MKT coefficient of 1.04, close to the true value of 1.05. t-stat near 60, highly significant. This “fund” basically tracks the market.

SMB coefficient of 0.45, significantly positive, confirming the small-cap tilt. If you bought a fund marketed as “large-cap blue chip” and the regression shows SMB significantly positive, the manager is actually buying small-caps. Factor regression catches style drift.

Three-factor α is 0.302%/month with t = 3.81, statistically significant. Under the five-factor model, α drops to 0.213% with t = 2.64. Part of the “unexplained” excess return was actually RMW and CMA factor exposure. This is the core use of factor models: peel away factor exposures, then see how much genuine α remains.

R² goes from 0.9416 to 0.9448. The five-factor model explains an additional 0.32% of return variance. Not much, but RMW’s t-stat of 3.27 is significant, meaning the profitability factor has independent explanatory power. CMA’s t-stat of 1.49 is not significant in this sample.

Factor regression coefficients: three-factor vs. five-factor model

Limitations of Factor Models

Factor models have blind spots.

Factor premiums can disappear. The small-cap premium was a cornerstone of the three-factor model, but it has weakened substantially in US equities since the 1980s, and has been negative in some periods. One explanation: once academic papers publicized the anomaly, capital flooded into small-cap strategies and arbitraged the premium away. Factor crowding is a long-term threat to any factor strategy.

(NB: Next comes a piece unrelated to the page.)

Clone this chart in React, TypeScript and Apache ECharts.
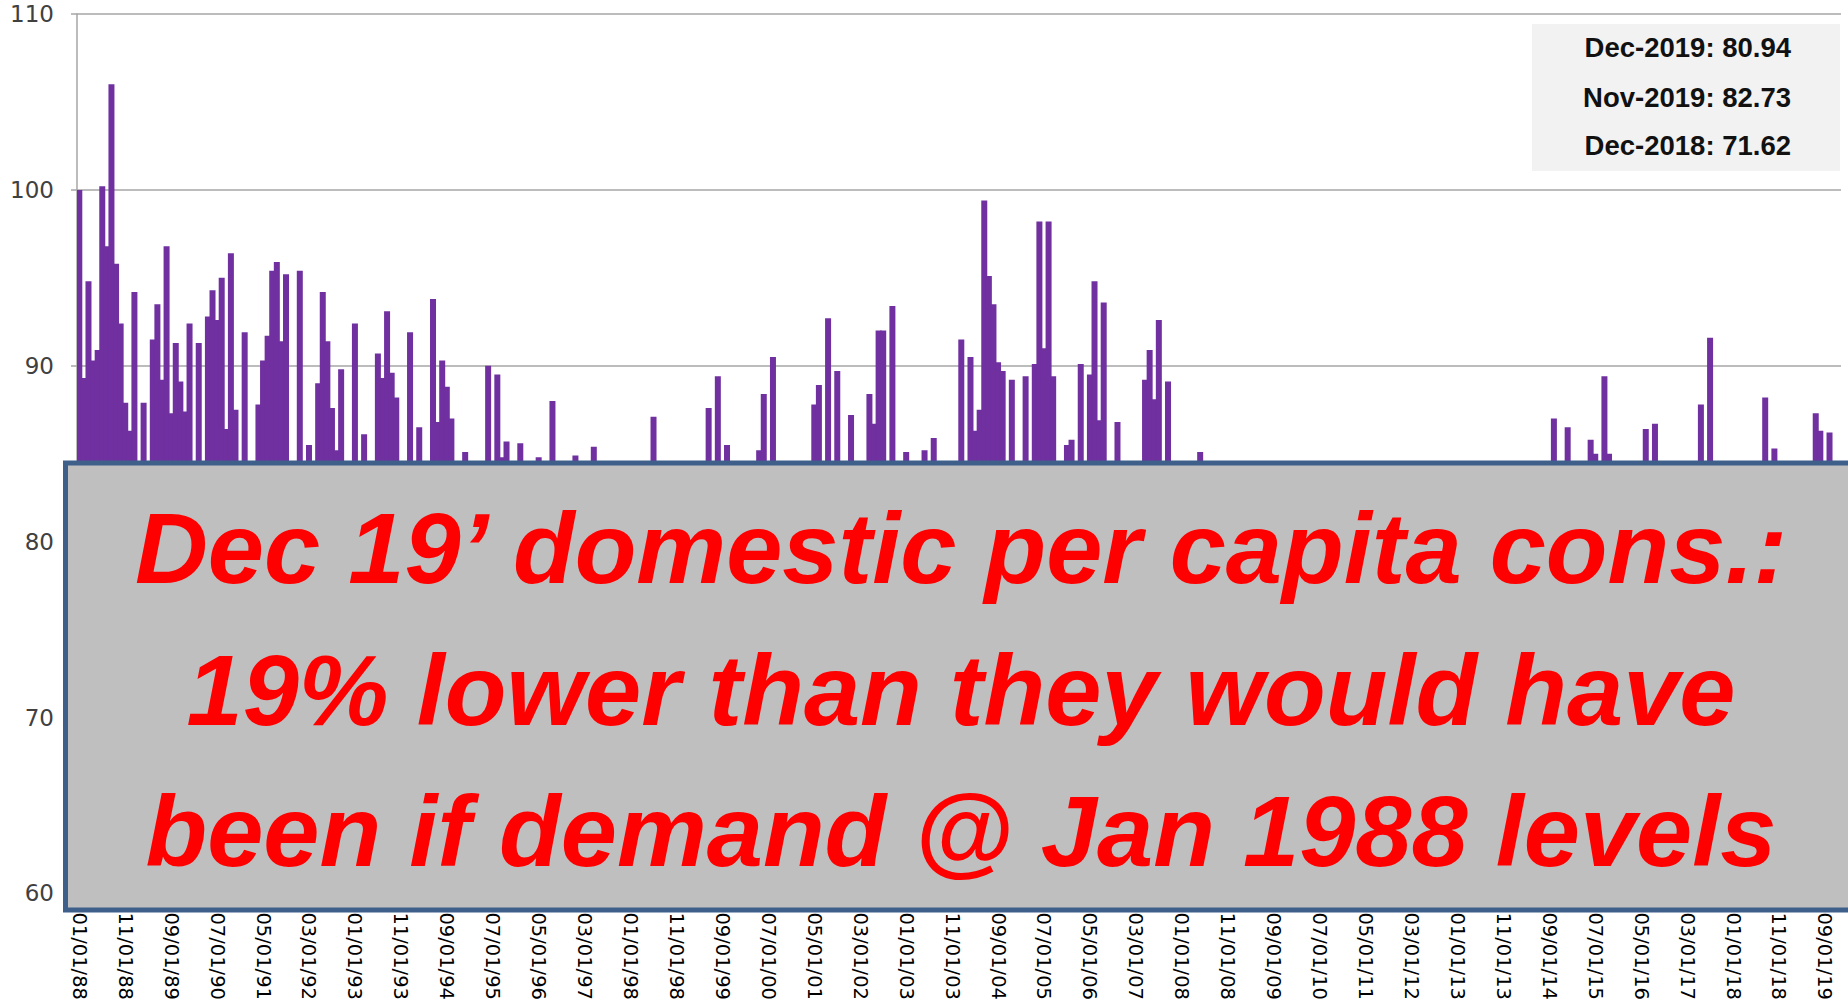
import React, { useEffect, useRef } from "react";
import * as echarts from "echarts";

const FIRST_YEAR = 1988;
const LAST_YEAR = 2019;
const _ = null;

// Monthly values (Jan..Dec). null = bar hidden below the overlay box (value not readable)
const v1988 = [100.0, 89.3, 94.8, 90.3, 90.9, 100.2, 96.8, 106.0, 95.8, 92.4, 87.9, 86.3];
const v1989 = [94.2, _, 87.9, _, 91.5, 93.5, 89.2, 96.8, 87.3, 91.3, 89.1, 87.4];
const v1990 = [92.4, _, 91.3, _, 92.8, 94.3, 92.6, 95.0, 86.4, 96.4, 87.5, _];
const v1991 = [91.9, _, _, 87.8, 90.3, 91.7, 95.4, 95.9, 91.4, 95.2, _, _];
const v1992 = [95.4, _, 85.5, _, 89.0, 94.2, 91.4, 87.6, 85.2, 89.8, _, _];
const v1993 = [92.4, _, 86.1, _, _, 90.7, 89.3, 93.1, 89.6, 88.2, _, _];
const v1994 = [91.9, _, 86.5, _, _, 93.8, 86.8, 90.3, 88.8, 87.0, _, _];
const v1995 = [85.1, _, _, _, _, 90.0, _, 89.5, 84.8, 85.7, _, _];
const v1996 = [85.6, _, _, _, 84.8, _, _, 88.0, _, _, _, _];
const v1997 = [84.9, _, _, _, 85.4, _, _, _, _, _, _, _];
const v1998 = [_, _, _, _, _, 87.1, _, _, _, _, _, _];
const v1999 = [_, _, _, _, _, 87.6, _, 89.4, _, 85.5, _, _];
const v2000 = [_, _, _, _, 85.2, 88.4, _, 90.5, _, _, _, _];
const v2001 = [_, _, _, _, 87.8, 88.9, _, 92.7, _, 89.7, _, _];
const v2002 = [87.2, _, _, _, 88.4, 86.7, 92.0, 92.0, _, 93.4, _, _];
const v2003 = [85.1, _, _, _, 85.2, _, 85.9, _, _, _, _, _];
const v2004 = [91.5, _, 90.5, 86.3, 87.5, 99.4, 95.1, 93.5, 90.2, 89.7, _, 89.2];
const v2005 = [_, _, 89.4, _, 90.1, 98.2, 91.0, 98.2, 89.4, _, _, 85.5];
const v2006 = [85.8, _, 90.1, _, 89.5, 94.8, 86.9, 93.6, _, _, 86.8, _];
const v2007 = [_, _, _, _, 89.2, 90.9, 88.1, 92.6, _, 89.1, _, _];
const v2008 = [_, _, _, _, 85.1, _, _, _, _, _, _, _];
const v2009 = [_, _, _, _, _, _, _, _, _, _, _, _];
const v2010 = [_, _, _, _, _, _, _, _, _, _, _, _];
const v2011 = [_, _, _, _, _, _, _, _, _, _, _, _];
const v2012 = [_, _, _, _, _, _, _, _, _, _, _, _];
const v2013 = [_, _, _, _, _, _, _, _, _, _, _, _];
const v2014 = [_, _, _, _, _, _, _, _, _, 87.0, _, _];
const v2015 = [86.5, _, _, _, _, 85.8, 85.0, _, 89.4, 85.0, _, _];
const v2016 = [_, _, _, _, _, 86.4, _, 86.7, _, _, _, _];
const v2017 = [_, _, _, _, _, 87.8, _, 91.6, _, _, _, _];
const v2018 = [_, _, _, _, _, _, _, 88.2, _, 85.3, _, 71.62];
const v2019 = [_, _, _, _, _, _, 87.3, 86.3, _, 86.2, 82.73, 80.94];

const VALUES = [
  ...v1988, ...v1989, ...v1990, ...v1991, ...v1992, ...v1993, ...v1994, ...v1995,
  ...v1996, ...v1997, ...v1998, ...v1999, ...v2000, ...v2001, ...v2002, ...v2003,
  ...v2004, ...v2005, ...v2006, ...v2007, ...v2008, ...v2009, ...v2010, ...v2011,
  ...v2012, ...v2013, ...v2014, ...v2015, ...v2016, ...v2017, ...v2018, ...v2019,
];

const CATEGORIES: string[] = [];
for (let y = FIRST_YEAR; y <= LAST_YEAR; y++) {
  for (let m = 1; m <= 12; m++) {
    CATEGORIES.push(`${String(m).padStart(2, "0")}/01/${String(y % 100).padStart(2, "0")}`);
  }
}

const Y_MIN = 60;
const Y_MAX = 110;
const Y_STEP = 10;
const LABEL_EVERY = 10;

const NOTE_LINES = [
  "Dec 19’ domestic per capita cons.:",
  "19% lower than they would have",
  "been if demand @ Jan 1988 levels",
];
const CALLOUT_LINES = ["Dec-2019: 80.94", "Nov-2019: 82.73", "Dec-2018: 71.62"];

export default function App() {
  const ref = useRef<HTMLDivElement>(null);
  useEffect(() => {
    if (!ref.current) return;
    const chart = echarts.init(ref.current, undefined, { renderer: "svg" });
    const noteY = [548, 690, 831];
    const calloutY = [47, 97, 145];
    chart.setOption({
      animation: false,
      backgroundColor: "#ffffff",
      grid: { left: 77, right: 7, top: 14, bottom: 106, containLabel: false },
      xAxis: {
        type: "category",
        data: CATEGORIES,
        axisLine: { show: true, lineStyle: { color: "#A6A6A6", width: 1.5 } },
        axisTick: { show: false },
        axisLabel: {
          interval: LABEL_EVERY - 1,
          rotate: -90,
          fontFamily: "DejaVu Sans",
          fontSize: 19.5,
          color: "#000000",
          margin: 19,
        },
      },
      yAxis: {
        type: "value",
        min: Y_MIN,
        max: Y_MAX,
        interval: Y_STEP,
        axisLine: { show: true, lineStyle: { color: "#A6A6A6", width: 1.5 } },
        axisTick: { show: true, length: 6, lineStyle: { color: "#A6A6A6", width: 1.5 } },
        splitLine: { show: true, lineStyle: { color: "#A6A6A6", width: 1.5 } },
        axisLabel: {
          fontFamily: "DejaVu Sans",
          fontSize: 23,
          color: "#404040",
          margin: 23,
        },
      },
      series: [
        {
          type: "bar",
          data: VALUES,
          large: false,
          barWidth: 6,
          itemStyle: { color: "#7030A0" },
        },
      ],
      graphic: [
        {
          type: "rect",
          z: 100,
          shape: { x: 65.5, y: 463, width: 1800, height: 447 },
          style: { fill: "#BFBFBF", stroke: "#3E5F8A", lineWidth: 5 },
        },
        ...NOTE_LINES.map((t, i) => ({
          type: "text",
          z: 101,
          x: 961,
          y: noteY[i],
          style: {
            text: t,
            fill: "#FF0000",
            fontFamily: "Liberation Sans",
            fontStyle: "italic",
            fontWeight: "bold",
            fontSize: 101,
            align: "center",
            verticalAlign: "middle",
          },
        })),
        {
          type: "rect",
          z: 100,
          shape: { x: 1532, y: 24, width: 308, height: 147 },
          style: { fill: "#F2F2F2" },
        },
        ...CALLOUT_LINES.map((t, i) => ({
          type: "text",
          z: 101,
          x: 1791,
          y: calloutY[i],
          style: {
            text: t,
            fill: "#111111",
            fontFamily: "Liberation Sans",
            fontWeight: "bold",
            fontSize: 27.5,
            align: "right",
            verticalAlign: "middle",
          },
        })),
      ],
    });
    return () => chart.dispose();
  }, []);
  return (
    <div
      ref={ref}
      style={{ position: "absolute", left: 0, top: 0, width: 1848, height: 1003 }}
    />
  );
}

Factors do not port across markets automatically. Fama-French factors were discovered on US data. In China’s A-share market, the size effect (small-caps outperforming) remains strong, but the value effect (cheap stocks outperforming) has been persistently weak. Many “cheap” A-share stocks are fundamentally deteriorating. Applying US-derived factor models directly to other markets without local validation is risky.

Data mining is rampant. Academics have “discovered” hundreds of factors (one count puts the number above 400). Many are significant only in specific time periods or markets and vanish out of sample. Harvey, Liu & Zhu (2016) showed that the traditional t > 2 threshold produces a flood of false positives under multiple testing.

Linearity assumption. Factor models assume a linear relationship between returns and factors. In reality, the size premium might concentrate in the bottom decile of stocks rather than increasing linearly as size decreases.

Factor Models and Quant Stock Selection

Factor models are not just analytical tools. They are the theoretical foundation for quantitative stock selection.

The most direct application is factor-based stock picking. If you believe the value factor works, systematically buy high-B/M stocks and sell low-B/M stocks. If you believe in multiple factors, combine them into a multi-factor scoring model. Chinese quant hedge funds’ “multi-factor models” are built on exactly this logic.

Factor attribution is another use. A fund manager claims 25% annual returns. Factor regression might reveal: 18% from the market, 4% from small-cap exposure, 2% from value exposure, and only 1% in genuine α. Would you pay a 2% management fee for 1% of α? This is what factor attribution answers.

Factor neutrality takes it further. Some strategies want zero factor risk, pure α. The method: when constructing a portfolio, constrain exposure to each factor to zero. Go long a set of stocks while shorting an equal amount with opposite factor exposures, making the portfolio’s SMB, HML, and other coefficients close to zero. What remains is pure stock-picking ability, uncorrelated with any known factor.

The math behind factor models is just multivariate linear regression. The hard parts are choosing which factors to use, handling correlations between factors, dynamically adjusting factor weights, and avoiding overfitting to historical data.